Bid’ah
dalam Berjabat Tangan
Mengucapkan
salam dan berjabat tangan kepada sesama Muslim adalah perkara yang terpuji dan
disukai dalam Islam. Dengan perbuatan ini hati kaum Muslimin dapat saling
bersatu dan berkasih sayang di antara mereka. Namun apa yang terjadi jika
perbuatan terpuji ini dilakukan tidak pada tempat yang semestinya? Tidak ada
kebaikan yang didapat bahkan pelanggaran syariatlah yang terjadi.
Kita
tidak mengetahui dari salah seorang sahabat pun atau Salafush Shalih Radhiyallahu
Anhum bahwa apabila mereka selesai dari shalat menoleh ke kanan dan ke kiri
untuk menjabat tangan orang di sekitarnya agar diberkahi sesudah shalat.
Seandainya
salah seorang dari mereka melakukan hal itu, sungguh akan dinukilkan bagi kita
meskipun dengan sanad yang lemah dan ulama akan menyampaikan kepada kita karena
mereka terjun di semua lautan lalu menyelam ke bagian yang terdalam dan
menngeluarkan hukum-hukum darinya. Mereka tidak mungkin menyepelekan sunnah
Qauliyyah, Fi’liyyah, Taqririyyah atau sifat (sabda, perbuatan, persetujuan
atau sifat Rasulullah Shalallahu Alaihi Wa Sallam ) [ Tamam Al Kalaam fi Bid’ah
Al Mushafahah Ba’da As Salaam hal. 24 - 25 dan Al Masjid fi Al Islam, hal. 225
]
Kebaikan
seluruhnya dalam mengikuti Rasul Rasulullah Shalallahu Alaihi Wa Sallam (Fatawa
Al Izzi Bin Abdus Salam hal. 46 – 47 dan lihat Al Majmu’ 3/488)
Syaikh
Al Albani berkata dalam As Silsilah As Shahihah 1/23 : “Adapun jabat tangan
setelah shalat adalah bid’ah yang tidak ada keraguan padanya, kecuali antara
dua orang yang belum bersua sebelumnya. Maka hal itu adalah sunnah.”
Al
Luknawi berkata setelah menyebutkan silang pendapat tentang jabat tangan
setelah shalat : “Di antara yang melarang perbuatan itu adalah Ibnu Hajar Al
Haitami As Syafi’i, Quthbuddin Bin ‘Ala’ddin Al Makki Al Hanafi dan Fadlil Ar
Rumi dalam Majalis Al Abrar menggolongkannya termasuk dari bid’ah yang jelek,
ketika beliau berkata : “Berjabat tangan adalah baik saat brtemu. Adapun selain
saat bertemu misalnya keadaan setelah shalat Jum’at dan dua hari raya
sebagaimana kebiasaan di zaman kita adalah perbuataan tanpa landasan hadits dan
dalil !” Padahal telah diuraikan pada tempatnya bahwa tidak ada dalil berarti
tertolak dan tidak boleh taqlid padanya (sumber yang sama dan Ad Dienul Al Khalish
4/314, Al Madkhal 2/84, dan As Sunan wa Al Mubtada’at hal. 72 dan 87)
Beliau
juga berkata : “Sesungguhnya ahli fikih dari kelompok Hanafiyyah, Syafi’iyyah
dan Malikiyyah menyatakan dengan tegas tentang makruh dan bid’ahnya. Beliau
berkata dalam Al Multaqath : “Makruh (tidak disukai) jabat tangan setelah
shalat dalam segala hal karena Shahabat tidak saling berjabat tangan setelah
shalat dan bahwasannya perbuatan itu termasuk kebiasaan-kebiasaan Rafidhah.
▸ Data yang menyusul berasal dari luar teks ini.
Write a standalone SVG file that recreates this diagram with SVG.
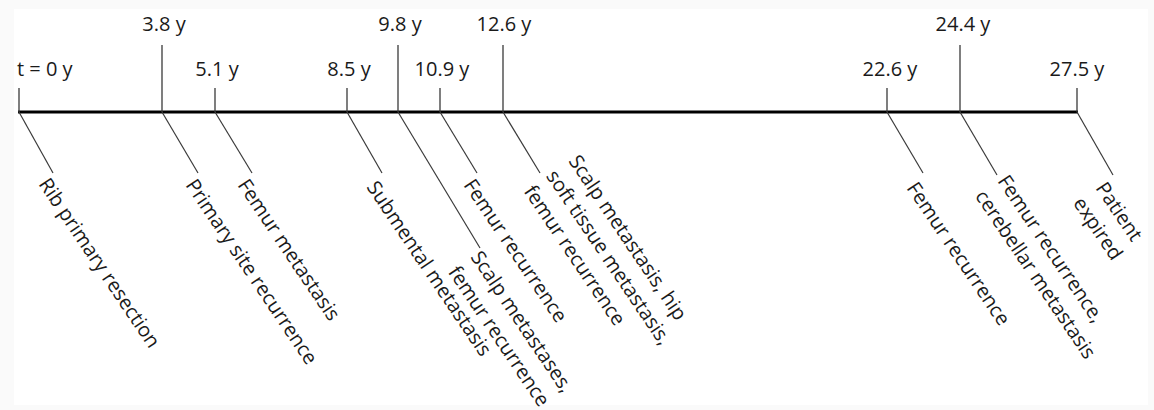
<svg xmlns="http://www.w3.org/2000/svg" width="1154" height="410" viewBox="0 0 1154 410">
<style>
.lbl{font-family:"Open Sans","Liberation Sans",sans-serif;font-size:20px;fill:#1a1a1a}
.tick{stroke:#3a3a3a;stroke-width:1.3;fill:none}
.conn{stroke:#3a3a3a;stroke-width:1.2;fill:none}
.axis{stroke:#000;stroke-width:3;fill:none}
</style>
<rect x="0" y="0" width="1154" height="410" fill="#fafafa"/>
<rect x="14" y="9" width="1134" height="396" fill="#fff"/>
<g id="axis">
<line class="axis" x1="18" y1="112" x2="1078" y2="112"/>
</g>
<g id="ticks">
<line class="tick" x1="19" y1="88" x2="19" y2="112"/>
<line class="tick" x1="162" y1="45" x2="162" y2="112"/>
<line class="tick" x1="215" y1="88" x2="215" y2="112"/>
<line class="tick" x1="347" y1="88" x2="347" y2="112"/>
<line class="tick" x1="398" y1="45" x2="398" y2="112"/>
<line class="tick" x1="440" y1="88" x2="440" y2="112"/>
<line class="tick" x1="503" y1="45" x2="503" y2="112"/>
<line class="tick" x1="887" y1="88" x2="887" y2="112"/>
<line class="tick" x1="960" y1="45" x2="960" y2="112"/>
<line class="tick" x1="1077" y1="88" x2="1077" y2="112"/>
</g>
<g id="time-labels">
<text class="lbl" x="17" y="76">t = 0 y</text>
<text class="lbl" x="164" y="31" text-anchor="middle">3.8 y</text>
<text class="lbl" x="217" y="76" text-anchor="middle">5.1 y</text>
<text class="lbl" x="349" y="76" text-anchor="middle">8.5 y</text>
<text class="lbl" x="400" y="31" text-anchor="middle">9.8 y</text>
<text class="lbl" x="442" y="76" text-anchor="middle">10.9 y</text>
<text class="lbl" x="504" y="31" text-anchor="middle">12.6 y</text>
<text class="lbl" x="890" y="76" text-anchor="middle">22.6 y</text>
<text class="lbl" x="963" y="31" text-anchor="middle">24.4 y</text>
<text class="lbl" x="1077" y="76" text-anchor="middle">27.5 y</text>
</g>
<g id="connectors">
<line class="conn" x1="19" y1="112" x2="53" y2="173"/>
<line class="conn" x1="162" y1="112" x2="198" y2="173"/>
<line class="conn" x1="215" y1="112" x2="252" y2="173"/>
<line class="conn" x1="347" y1="112" x2="382" y2="173"/>
<line class="conn" x1="398" y1="112" x2="480" y2="248"/>
<line class="conn" x1="440" y1="112" x2="477" y2="173"/>
<line class="conn" x1="503" y1="112" x2="540" y2="173"/>
<line class="conn" x1="887" y1="112" x2="923" y2="173"/>
<line class="conn" x1="960" y1="112" x2="997" y2="175"/>
<line class="conn" x1="1077" y1="112" x2="1113" y2="175"/>
</g>
<g id="event-0" transform="translate(38,184) rotate(56)"><text class="lbl">Rib primary resection</text></g>
<g id="event-3-8" transform="translate(185,185) rotate(56)"><text class="lbl">Primary site recurrence</text></g>
<g id="event-5-1" transform="translate(237,185) rotate(56)"><text class="lbl">Femur metastasis</text></g>
<g id="event-8-5" transform="translate(366,187) rotate(56)"><text class="lbl">Submental metastasis</text></g>
<g id="event-9-8" transform="translate(470,257) rotate(56)"><text class="lbl"><tspan x="0" y="0">Scalp metastases,</tspan><tspan x="0" dy="27">femur recurrence</tspan></text></g>
<g id="event-10-9" transform="translate(463,185) rotate(56)"><text class="lbl">Femur recurrence</text></g>
<g id="event-12-6" transform="translate(568,161) rotate(56)"><text class="lbl"><tspan x="0" y="0">Scalp metastasis, hip</tspan><tspan x="0" dy="27">soft tissue metastasis,</tspan><tspan x="0" dy="27">femur recurrence</tspan></text></g>
<g id="event-22-6" transform="translate(906,188) rotate(56)"><text class="lbl">Femur recurrence</text></g>
<g id="event-24-4" transform="translate(997,181) rotate(56)"><text class="lbl"><tspan x="0" y="0">Femur recurrence,</tspan><tspan x="0" dy="27">cerebellar metastasis</tspan></text></g>
<g id="event-27-5" transform="translate(1095,188) rotate(56)"><text class="lbl"><tspan x="0" y="0">Patient</tspan><tspan x="0" dy="27">expired</tspan></text></g>
</svg>
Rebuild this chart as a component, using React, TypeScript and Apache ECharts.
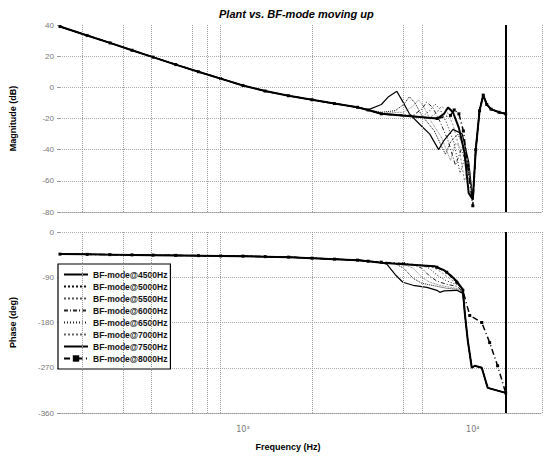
import React, { useEffect, useRef } from 'react';
import * as echarts from 'echarts';

const seriesNames = [
  'BF-mode@4500Hz', 'BF-mode@5000Hz', 'BF-mode@5500Hz', 'BF-mode@6000Hz',
  'BF-mode@6500Hz', 'BF-mode@7000Hz', 'BF-mode@7500Hz', 'BF-mode@8000Hz',
];

// shared low-frequency part (Hz, dB, deg)
const baseFreq = [160, 210, 264, 329, 406, 510, 640, 800, 1000, 1250, 1580, 2000, 2500, 3150, 3500];
const baseMag = [39, 33.3, 28.5, 23.8, 19.4, 14.6, 10, 5.6, 1.2, -2.4, -5.4, -8, -10.4, -12.8, -14.5];
const basePhase = [-44, -44.5, -45, -45.5, -46, -46.5, -47, -47.5, -48, -49, -50, -52, -54, -56, -58];

// magnitude tails per series [Hz, dB]
const magTail4500 = [[4000, -11], [4300, -6], [4670, -2.5], [4950, -9], [5300, -17], [5900, -24], [6500, -30], [7100, -40], [7500, -34], [8200, -27], [9000, -30], [9600, -48], [10000, -72]];
const magTail5000 = [[4000, -16], [4600, -15], [5000, -11], [5300, -6], [5600, -10], [6000, -18], [6800, -28], [7600, -43], [8000, -35], [8600, -30], [9300, -40], [10000, -72]];
const magTail5500 = [[4000, -16.5], [5000, -16], [5500, -12], [5800, -8], [6100, -12], [6600, -22], [7300, -32], [8000, -47], [8400, -36], [9200, -40], [10000, -72]];
const magTail6000 = [[4000, -17], [5500, -18], [6000, -14], [6300, -9.5], [6700, -13], [7200, -22], [7800, -34], [8400, -50], [8900, -40], [9500, -50], [10000, -72]];
const magTail6500 = [[4000, -17], [6000, -19], [6500, -15], [6850, -10.7], [7200, -14], [7700, -23], [8300, -36], [8800, -55], [9300, -44], [10000, -72]];
const magTail7000 = [[4000, -17], [6500, -19.5], [7000, -16], [7300, -12], [7700, -15], [8200, -24], [8700, -38], [9200, -60], [9600, -50], [10000, -72]];
const magTail7500 = [[4000, -17], [7000, -20], [7500, -17], [7800, -13], [8200, -16], [8700, -26], [9200, -42], [9600, -68], [10000, -72]];
const magTail8000 = [[4000, -17], [7000, -20], [8000, -18], [8300, -14.5], [8700, -17], [9100, -28], [9500, -50], [10000, -76]];
const magEnd = [[10300, -40], [10700, -15], [11100, -5], [11500, -11], [12000, -14], [13000, -16], [13900, -17]];

// phase tails per series [Hz, deg]
const phTail4500 = [[4000, -61], [4226, -64], [4600, -85], [4963, -100], [5500, -106], [6318, -110], [6977, -116], [7185, -120], [7500, -117], [8515, -116], [9050, -122]];
const phTail5000 = [[4000, -61], [4600, -63], [5000, -72], [5500, -92], [6000, -102], [6977, -108], [7703, -112], [8515, -114], [9050, -120]];
const phTail5500 = [[4000, -61], [5000, -64], [5500, -72], [6000, -90], [6500, -100], [7185, -106], [8000, -110], [8515, -112], [9050, -119]];
const phTail6000 = [[4000, -61], [5500, -65], [6000, -72], [6500, -88], [7000, -98], [7703, -104], [8515, -108], [9050, -118]];
const phTail6500 = [[4000, -61], [6000, -66], [6500, -73], [7000, -86], [7600, -96], [8200, -102], [8700, -106], [9050, -117]];
const phTail7000 = [[4000, -61], [6318, -67], [6977, -74], [7500, -84], [8000, -94], [8600, -102], [9050, -114]];
const phTail7500 = [[4000, -61], [6800, -68], [7500, -76], [8000, -86], [8515, -98], [9050, -114]];
const phTail8000 = [[4000, -60], [5000, -63], [6977, -70], [7703, -80], [8515, -100], [9050, -116]];
const phEnd = [[9232, -162], [9510, -216], [9900, -270], [10200, -266], [10940, -270], [11270, -290], [11610, -310], [13900, -320]];
const phEnd8000 = [[9700, -166], [10940, -180], [11840, -220], [12820, -266], [13900, -320]];

const magTicks = [-80, -60, -40, -20, 0, 20, 40];
const phaseTicks = [-360, -270, -180, -90, 0];
const gridFreqs = [200, 300, 400, 600, 700, 800, 2000, 5000, 6000];
const endFreq = 13900;

const magTails = [magTail4500, magTail5000, magTail5500, magTail6000, magTail6500, magTail7000, magTail7500, magTail8000];
const phTails = [phTail4500, phTail5000, phTail5500, phTail6000, phTail6500, phTail7000, phTail7500, phTail8000];

const lineStyles: any[] = [
  { width: 1.2, type: 'solid', color: '#000' },
  { width: 1, type: 'dotted', color: '#111' },
  { width: 0.8, type: 'dotted', color: '#555' },
  { width: 1, type: [4, 2, 1, 2], color: '#222' },
  { width: 1, type: [1, 2], color: '#222' },
  { width: 0.8, type: [2, 2], color: '#666' },
  { width: 2, type: 'solid', color: '#000' },
  { width: 1.5, type: [6, 3, 1, 3], color: '#000' },
];

const FONT = 'Liberation Sans, Arial, sans-serif';

export default function App() {
  const ref = useRef<HTMLDivElement>(null);
  useEffect(() => {
    document.body.style.margin = '0';
    if (!ref.current) return;
    const chart = echarts.init(ref.current, undefined, { renderer: 'svg' });

    const vLines = (withEnd: boolean) => ({
      silent: true,
      symbol: ['none', 'none'],
      label: { show: false },
      lineStyle: { type: 'dotted', color: '#999', width: 1 },
      data: [
        ...gridFreqs.map((f) => ({ xAxis: f })),
        { xAxis: 20000 },
        ...(withEnd ? [{ xAxis: endFreq, lineStyle: { type: 'solid', color: '#000', width: 2 } }] : []),
      ],
    });

    const series: any[] = [];
    seriesNames.forEach((name, i) => {
      const magData = baseFreq.map((f, j) => [f, baseMag[j]]).concat(magTails[i], magEnd);
      const phData = baseFreq.map((f, j) => [f, basePhase[j]]).concat(phTails[i], i === 7 ? phEnd8000 : phEnd);
      const isMarked = i === 7;
      const common = {
        type: 'line',
        name,
        symbol: isMarked ? 'rect' : 'none',
        symbolSize: 3,
        showSymbol: isMarked,
        itemStyle: { color: '#000' },
        lineStyle: lineStyles[i],
        silent: true,
        z: i === 6 ? 5 : 3,
      };
      series.push({ ...common, xAxisIndex: 0, yAxisIndex: 0, data: magData, ...(i === 0 ? { markLine: vLines(true) } : {}) });
      series.push({ ...common, xAxisIndex: 1, yAxisIndex: 1, data: phData, ...(i === 0 ? { markLine: vLines(true) } : {}) });
    });

    const xAxisBase = {
      type: 'log',
      logBase: 10,
      min: 160,
      max: 20000,
      axisTick: { show: false },
      splitLine: { show: false },
      axisLine: { onZero: false, lineStyle: { type: 'dotted', color: '#999' } },
    };

    const yAxisBase = {
      type: 'value',
      nameLocation: 'middle',
      nameTextStyle: { fontWeight: 'bold', fontSize: 9, fontFamily: FONT, color: '#000' },
      axisLine: { show: false },
      axisTick: { show: true, length: 3, lineStyle: { color: '#999' } },
      axisLabel: { fontSize: 8, color: '#777', margin: 6, fontFamily: FONT },
    };

    chart.setOption({
      animation: false,
      backgroundColor: '#fff',
      title: {
        text: 'Plant vs. BF-mode moving up',
        left: 214,
        top: 3,
        textStyle: { fontSize: 11, fontWeight: 'bold', fontStyle: 'italic', fontFamily: FONT, color: '#000' },
      },
      legend: {
        data: seriesNames.map((n, i) => (i === 7 ? { name: n, itemStyle: { opacity: 1 } } : { name: n, itemStyle: { opacity: 0 } })),
        orient: 'vertical',
        left: 58,
        top: 264,
        itemGap: 1,
        itemWidth: 24,
        itemHeight: 8,
        padding: [5, 3, 5, 5],
        borderColor: '#000',
        borderWidth: 1.2,
        backgroundColor: '#fff',
        textStyle: { fontSize: 8.5, fontWeight: 'bold', fontFamily: FONT, color: '#111', lineHeight: 11 },
      },
      grid: [
        { left: 60, right: 6, top: 25, height: 187 },
        { left: 60, right: 6, top: 232, height: 181 },
      ],
      xAxis: [
        { ...xAxisBase, gridIndex: 0, axisLabel: { show: false } },
        {
          ...xAxisBase,
          gridIndex: 1,
          axisLabel: {
            fontSize: 8,
            color: '#777',
            margin: 12,
            fontFamily: 'DejaVu Sans, sans-serif',
            showMinLabel: false,
            showMaxLabel: false,
            formatter: (v: number) => {
              const l = Math.log10(v);
              if (Math.abs(l - 3) < 0.001) return '10³';
              if (Math.abs(l - 4) < 0.001) return '10⁴';
              return '';
            },
          },
        },
      ],
      yAxis: [
        {
          ...yAxisBase, gridIndex: 0, min: magTicks[0], max: magTicks[magTicks.length - 1], interval: 20,
          name: 'Magnitude (dB)', nameGap: 43,
          splitLine: { showMaxLine: false, lineStyle: { type: 'dotted', color: '#aaa' } },
        },
        {
          ...yAxisBase, gridIndex: 1, min: phaseTicks[0], max: phaseTicks[phaseTicks.length - 1], interval: 90,
          name: 'Phase (deg)', nameGap: 43,
          splitLine: { lineStyle: { type: 'dotted', color: '#aaa' } },
        },
      ],
      graphic: [
        {
          type: 'text',
          x: 288,
          y: 447,
          style: { text: 'Frequency (Hz)', fontSize: 9, fontWeight: 'bold', fontFamily: FONT, fill: '#000', textAlign: 'center', textVerticalAlign: 'middle' },
        },
      ],
      series,
    });
    return () => chart.dispose();
  }, []);
  return <div ref={ref} style={{ width: 548, height: 456 }} />;
}
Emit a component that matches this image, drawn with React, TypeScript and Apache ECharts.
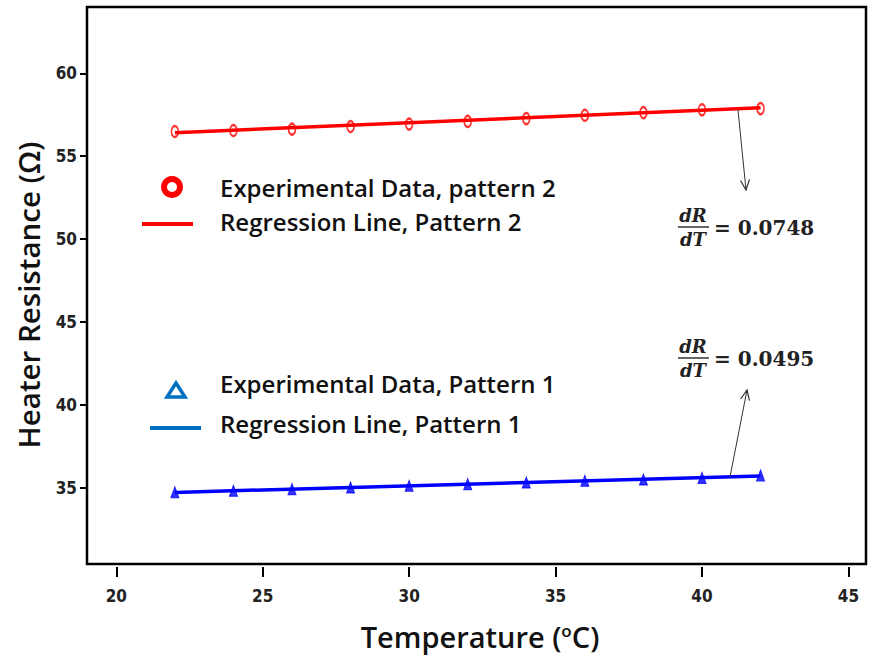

Ibnu Hajar, seorang ulama Syafi’iyyah berkata : “Apa yang dikerjakan oleh
manusia berupa jabat tangan setelah shalat lima waktu adalah perkara yang
dibenci, tidak ada asalnya dalam syariat.”
Dan
alangkah fasihnya perkataan Beliau Rahimahullahu Ta’ala dari Ijtihad dan
Ikhtiarnya. Beliau berkata : Pendapat saya : “Sesungguhnya mereka telah sepakat
bahwa jabat tangan (setelah shalat ) ini tidak ada asalnya dari syariat”.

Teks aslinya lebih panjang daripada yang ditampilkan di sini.